Paul Morewood was sent to ballet classes as a child along with his sisters and brother. (ABC Radio Brisbane: Jessica Hinchliffe)
A Brisbane taxi driver will have the opportunity to return to his ballet roots thanks to a unique community dance workshop.
Paul Morewood is one of a group of Brisbane amateur dancers taking part in We All Dance, a workshop series facilitated by the Queensland Performing Arts Centre (QPAC) to coincide with The Royal Ballet’s visit to Australia.
As a child, Mr Morewood trained with the Russian Ballet Company in Australia.
At the insistence of his sisters, he has joined the workshop series to relive his dancing days.
Jessie Morewood and her brother Paul Morewood once took ballet lessons together. (ABC Radio Brisbane: Jessica Hinchliffe)
“When I found out The Royal Ballet was involved I thought, ‘what a great opportunity’,” he said.
Mr Morewood was sent to ballet classes as a child, along with his sisters, to help his younger brother.
“He had turned out feet so our grandmother, who was our guardian at the time, was told by a doctor to get him into ballet.
“We all went together to stop him from being scared.”
The classes led to Mr Morewood performing for the Russian Ballet Company as part of the corps de ballet when he was a young adult.
“It takes me back to my younger days when I was used to pirouette, gargouillade, pas de chat.”
Returning to dance as a family
One of the sisters Marlene Wilson said it was great to be back dancing together as a family; the siblings lost touch with each other when they were split up as foster children.
“We’re part of the Forgotten Australians as we experienced out-of-home care,” she said.
Siblings Marlene Wilson, Paul Morewood and Jessie Morewood are dancing together after being apart for decades. (ABC Radio Brisbane: Jessica Hinchliffe)
“We were taken away from our family when we were very young so we didn’t grow up together.
“We went through a lot of trauma in our life, so coming together and sharing [dance] as a family is special to us.”
Fellow sister and dancing partner Jessie Morewood said it was a blessing to be dancing with her brother again.
“When we dance we try and think about the memories that we had when we danced together as children,” she said.
“It’s been incredibly revealing to see what Paul could remember from his early dancing days and to do something with The Royal Ballet company is amazing.”
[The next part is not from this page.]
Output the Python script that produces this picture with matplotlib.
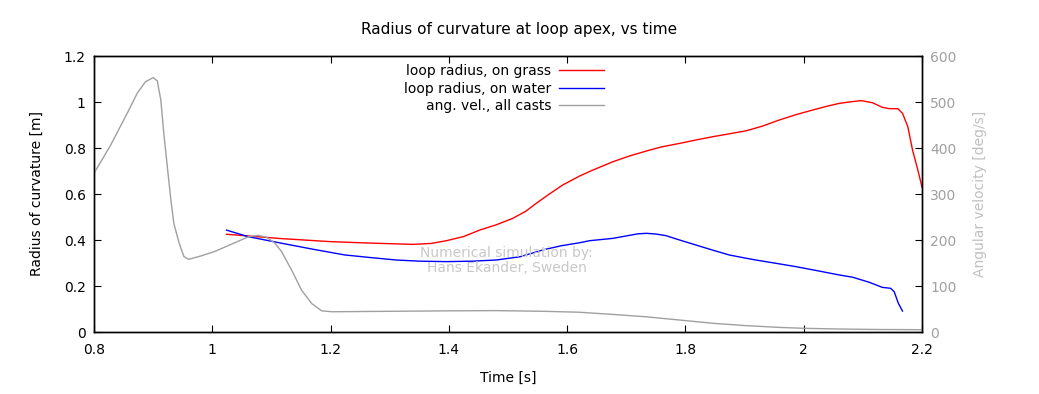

Giving everyone the chance to dance
The We All Dance workshops are made up of dancers from diverse backgrounds including people with a disabilities, those who are homeless and people looking for social inclusion.
Mr Morewood said returning to dancing had given him the calmness and the chance to be part of something.
Dancers are encouraged to trust each other and move as they see fit. (ABC Radio Brisbane: Jessica Hinchliffe)
“I’m happy that we’re all involved and that many groups have been able to come together as one … I’m enjoying it very, very much,” he said.
Teaching artist Sandi Woo said working with the siblings had been uplifting.
“I only found out that they were siblings in week three, I just thought they were close friends.
“They have this closeness that you could see straight away.”
Teaching artist Sandi Woo (centre) aims to show participants movement and inclusion. (ABC Radio Brisbane: Jessica Hinchliffe)
We All Dance is the largest community engagement project ever undertaken by QPAC and includes workshops in Cairns, Ipswich, Logan and Caboolture.
The groups from each city will come together in Brisbane on July 2 to perform as part of a series of public events that will run alongside The Royal Ballet’s Woolf Works and The Winter’s Tale season.
Teachers involved with each workshop worked with representatives of The Royal Ballet to plan elements of the performance.
“The important thing about this project is that we get to hear and meet people from diverse walks of life,” Ms Woo said.